Accurate and quantitative methods for measuring the dynamic fluctuations of
protein kinase activities are critically needed as diagnostic tools and for the evaluation of
kinase-targeted inhibitors, which represent a major therapeutic development area in the treatment of
cancer and other diseases. In particular, rapid and economical methods that utilize simple instrumentation and provide quantitative data in a high throughput format will have the most impact on basic research in systems biology and medicine. There are over 500
protein kinases in the human kinome.
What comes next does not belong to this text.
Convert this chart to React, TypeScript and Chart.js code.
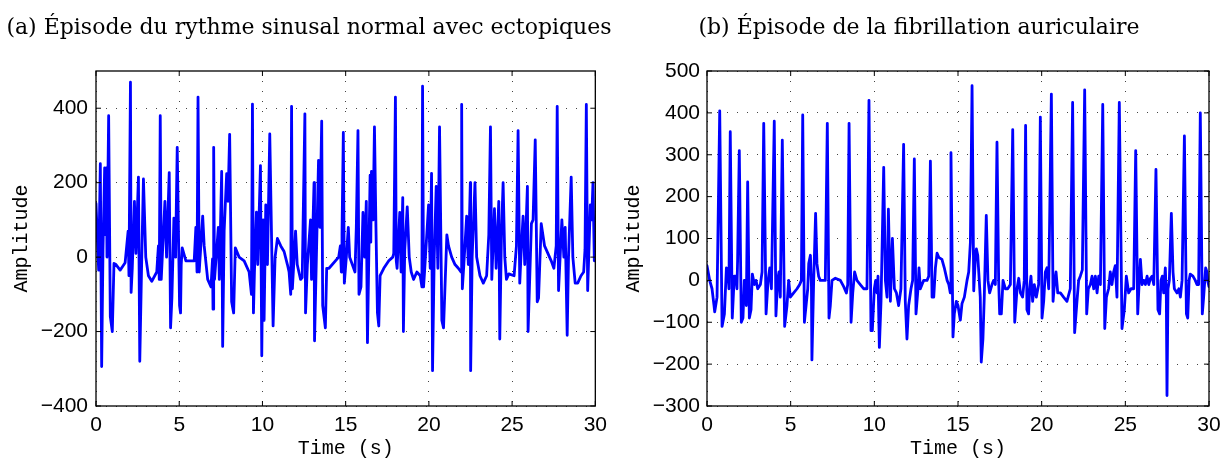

Among these, the
mitogen activated
protein (MAP)
kinases are recognized to be central players in key cellular signaling events and are associated with essential processes including growth, proliferation, differentiation, migration, and apoptosis. The major challenge with MAP
kinase sensor development is achieving high selectivity since these
kinases rely acutely on secondary interactions distal to the phosphorylation site to impart substrate specificity. Herein we describe the development and application of selective sensors for three MAP
kinase subfamilies, ERK1/2, p38α/β, and JNK1/2/3. The new sensors are based on a modular design, which includes a sensing
element that exploits a sulfonamido-
oxine (Sox) fluorophore for reporting phosphorylation, a recognition and specificity
element based on reported docking domain motifs and a variable linker, which can be engineered to optimize the intermodule distance and relative orientation. Following rigorous validation, the capabilities of the new sensors are exemplified through the quantitative analysis of the target MAP
kinases in
breast cancer progression in a cell culture model, which reveals a strong correlation between p38α/β activity and increased tumorgenicity.